Good is never abstract. One cannot really know justice or peaceableness, usefulness or love, purity or intelligence, except as these spiritual qualities characterize individual action. And one learns in Christian Science that any genuine good he sees expressed or which he himself expresses is evidence of one omniactive Principle, God. There is no good apart from God, and the good that is God is infinite action; it is going on all the time, everywhere; it is demonstrable as universal, scientific power. Genuine good is available to us all, but in order to prove its power, we must express it; spiritual good must become active in our thinking.

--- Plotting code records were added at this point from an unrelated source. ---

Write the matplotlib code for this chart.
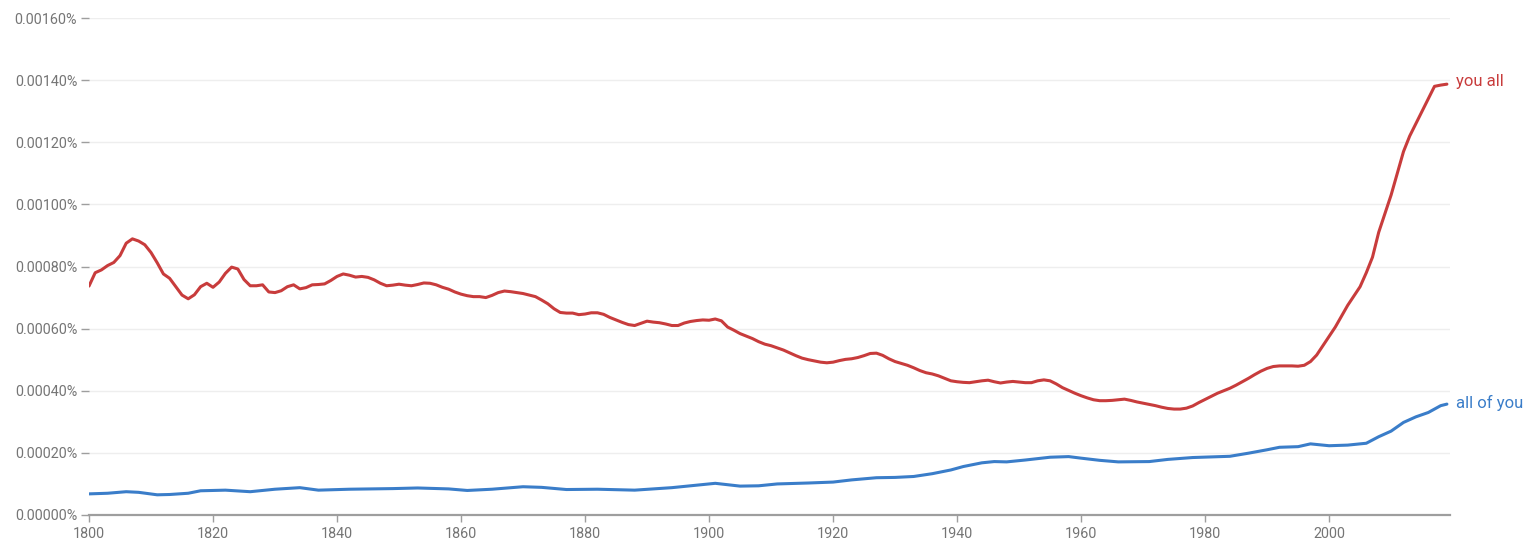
import matplotlib
matplotlib.use("Agg")
import matplotlib.pyplot as plt
from matplotlib.ticker import FixedLocator, FuncFormatter

plt.rcParams['font.family'] = ['Roboto', 'DejaVu Sans']

# ---- data (values in percent) ----
red_label = "you all"
red_years = list(range(1800, 2020))
red_values = [
    0.000737, 0.000780, 0.000789, 0.000803, 0.000813, 0.000835, 0.000875, 0.000889, 0.000882, 0.000870,
    0.000845, 0.000812, 0.000776, 0.000762, 0.000735, 0.000708, 0.000696, 0.000709, 0.000735, 0.000746,
    0.000733, 0.000750, 0.000778, 0.000798, 0.000792, 0.000758, 0.000738, 0.000738, 0.000741, 0.000718,
    0.000716, 0.000722, 0.000735, 0.000741, 0.000728, 0.000732, 0.000741, 0.000742, 0.000744, 0.000755,
    0.000768, 0.000776, 0.000772, 0.000766, 0.000768, 0.000765, 0.000757, 0.000746, 0.000738, 0.000740,
    0.000743, 0.000740, 0.000738, 0.000742, 0.000747, 0.000746, 0.000741, 0.000733, 0.000727, 0.000718,
    0.000711, 0.000706, 0.000703, 0.000703, 0.000700, 0.000707, 0.000716, 0.000721, 0.000719, 0.000716,
    0.000713, 0.000708, 0.000703, 0.000692, 0.000680, 0.000664, 0.000652, 0.000650, 0.000650, 0.000645,
    0.000647, 0.000651, 0.000651, 0.000646, 0.000636, 0.000628, 0.000620, 0.000613, 0.000610, 0.000617,
    0.000624, 0.000621, 0.000619, 0.000615, 0.000610, 0.000610, 0.000618, 0.000623, 0.000626, 0.000628,
    0.000627, 0.000631, 0.000625, 0.000605, 0.000595, 0.000584, 0.000576, 0.000568, 0.000558, 0.000550,
    0.000545, 0.000538, 0.000531, 0.000522, 0.000513, 0.000505, 0.000500, 0.000496, 0.000492, 0.000490,
    0.000492, 0.000497, 0.000501, 0.000503, 0.000507, 0.000513, 0.000520, 0.000521, 0.000514, 0.000503,
    0.000494, 0.000488, 0.000482, 0.000474, 0.000465, 0.000458, 0.000454, 0.000448, 0.000440, 0.000432,
    0.000429, 0.000427, 0.000426, 0.000429, 0.000432, 0.000434, 0.000429, 0.000425, 0.000428, 0.000430,
    0.000428, 0.000426, 0.000426, 0.000432, 0.000435, 0.000432, 0.000422, 0.000410, 0.000401, 0.000392,
    0.000384, 0.000377, 0.000371, 0.000368, 0.000368, 0.000369, 0.000371, 0.000373, 0.000369, 0.000364,
    0.000360, 0.000356, 0.000352, 0.000347, 0.000343, 0.000341, 0.000341, 0.000344, 0.000351, 0.000362,
    0.000372, 0.000382, 0.000392, 0.000400, 0.000408, 0.000418, 0.000429, 0.000440, 0.000452, 0.000463,
    0.000472, 0.000478, 0.000480, 0.000480, 0.000480, 0.000479, 0.000482, 0.000494, 0.000515, 0.000545,
    0.000575, 0.000605, 0.000640, 0.000675, 0.000705, 0.000735, 0.000780, 0.000830, 0.000910, 0.000970,
    0.001030, 0.001100, 0.001170, 0.001220, 0.001260, 0.001300, 0.001340, 0.001380, 0.001384, 0.001387,
]

blue_label = "all of you"
blue_years = [
    1800, 1803, 1806, 1808, 1811, 1813, 1816, 1818, 1822, 1826, 1830, 1834, 1837, 1842, 1849, 1853,
    1858, 1861, 1865, 1870, 1873, 1877, 1882, 1888, 1894, 1901, 1905, 1908, 1911, 1916, 1920, 1923,
    1927, 1930, 1933, 1936, 1939, 1941, 1944, 1946, 1948, 1951, 1955, 1958, 1960, 1963, 1966, 1971,
    1974, 1978, 1981, 1984, 1987, 1990, 1992, 1995, 1997, 2000, 2003, 2006, 2008, 2010, 2012, 2014,
    2016, 2018, 2019,
]
blue_values = [
    0.000068, 0.000070, 0.000075, 0.000073, 0.000065, 0.000066, 0.000070, 0.000078, 0.000080, 0.000075,
    0.000083, 0.000088, 0.000080, 0.000083, 0.000085, 0.000087, 0.000084, 0.000079, 0.000083, 0.000091,
    0.000089, 0.000082, 0.000083, 0.000080, 0.000088, 0.000102, 0.000093, 0.000094, 0.000100, 0.000103,
    0.000106, 0.000113, 0.000120, 0.000121, 0.000124, 0.000133, 0.000145, 0.000156, 0.000168, 0.000172,
    0.000171, 0.000177, 0.000186, 0.000188, 0.000183, 0.000176, 0.000171, 0.000172, 0.000179, 0.000185,
    0.000187, 0.000189, 0.000199, 0.000210, 0.000218, 0.000220, 0.000229, 0.000223, 0.000225, 0.000231,
    0.000252, 0.000270, 0.000298, 0.000316, 0.000330, 0.000352, 0.000357,
]

x_ticks = [1800, 1820, 1840, 1860, 1880, 1900, 1920, 1940, 1960, 1980, 2000]
y_ticks = [0.0, 0.0002, 0.0004, 0.0006, 0.0008, 0.0010, 0.0012, 0.0014, 0.0016]

RED = "#c83c3c"
BLUE = "#3a7dc9"
TXT = "#757575"

fig = plt.figure(figsize=(15.36, 5.48), dpi=100)
ax = fig.add_axes([89 / 1536, 1 - 515 / 548, (1450 - 89) / 1536, (515 - 18) / 548])

ax.plot(red_years, red_values, color=RED, lw=2.2, solid_joinstyle='round', solid_capstyle='round', zorder=3)
ax.plot(blue_years, blue_values, color=BLUE, lw=2.2, solid_joinstyle='round', solid_capstyle='round', zorder=3)

ax.set_xlim(1800, 2019.5)
ax.set_ylim(0, 0.0016)

ax.yaxis.set_major_locator(FixedLocator(y_ticks))
ax.xaxis.set_major_locator(FixedLocator(x_ticks))
ax.yaxis.set_major_formatter(FuncFormatter(lambda v, p: f"{v:.5f}%"))
ax.xaxis.set_major_formatter(FuncFormatter(lambda v, p: f"{int(round(v))}"))

for s in ['top', 'right', 'left']:
    ax.spines[s].set_visible(False)
ax.spines['bottom'].set_color("#9e9e9e")
ax.spines['bottom'].set_linewidth(1.6)

ax.grid(axis='y', color="#eeeeee", lw=1.0, zorder=0)
ax.set_axisbelow(True)

ax.tick_params(axis='y', length=5.5, width=1.0, color="#9e9e9e", labelcolor=TXT, labelsize=10.4, pad=3)
ax.tick_params(axis='x', length=5, width=1.0, color="#9e9e9e", labelcolor=TXT, labelsize=10.4, pad=3.5)

ax.text(2020.5, red_values[-1] + 0.00001, red_label, color=RED, fontsize=12, va='center', ha='left', clip_on=False)
ax.text(2020.5, blue_values[-1] + 0.000005, blue_label, color=BLUE, fontsize=12, va='center', ha='left', clip_on=False)

fig.savefig("out.png", dpi=100, facecolor="white")
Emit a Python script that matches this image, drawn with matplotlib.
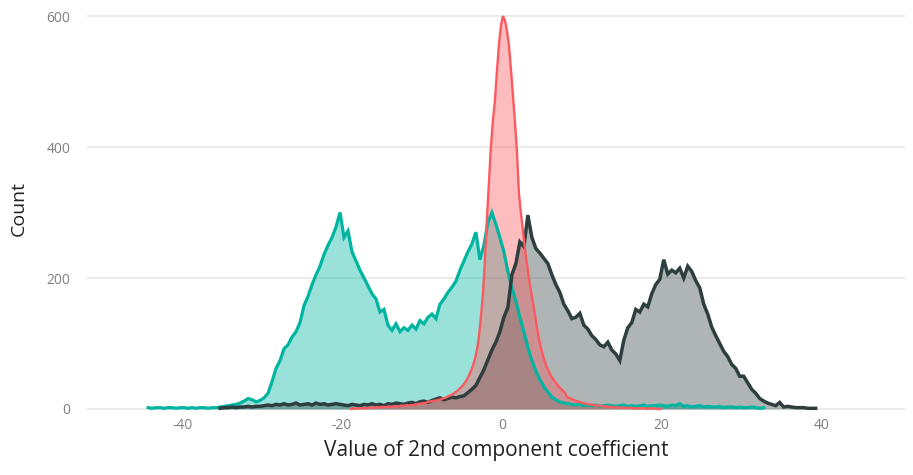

The unity of God and man, His image and likeness, is such that it is through man that God manifests His divine attributes. In fact, God constitutes His man of His attributes, which define good in its various aspects. Thus it is that joy, wisdom, truthfulness, and the like, are powers of divine Mind which are ceaselessly active in one's real identity. In scientific being, the function of identity is to manifest the divine attributes, and man cannot lose a single one. This explains the need for one to express the divine character actively in human life in order to bring to light the real man and the dominion which accompanies the divine nature.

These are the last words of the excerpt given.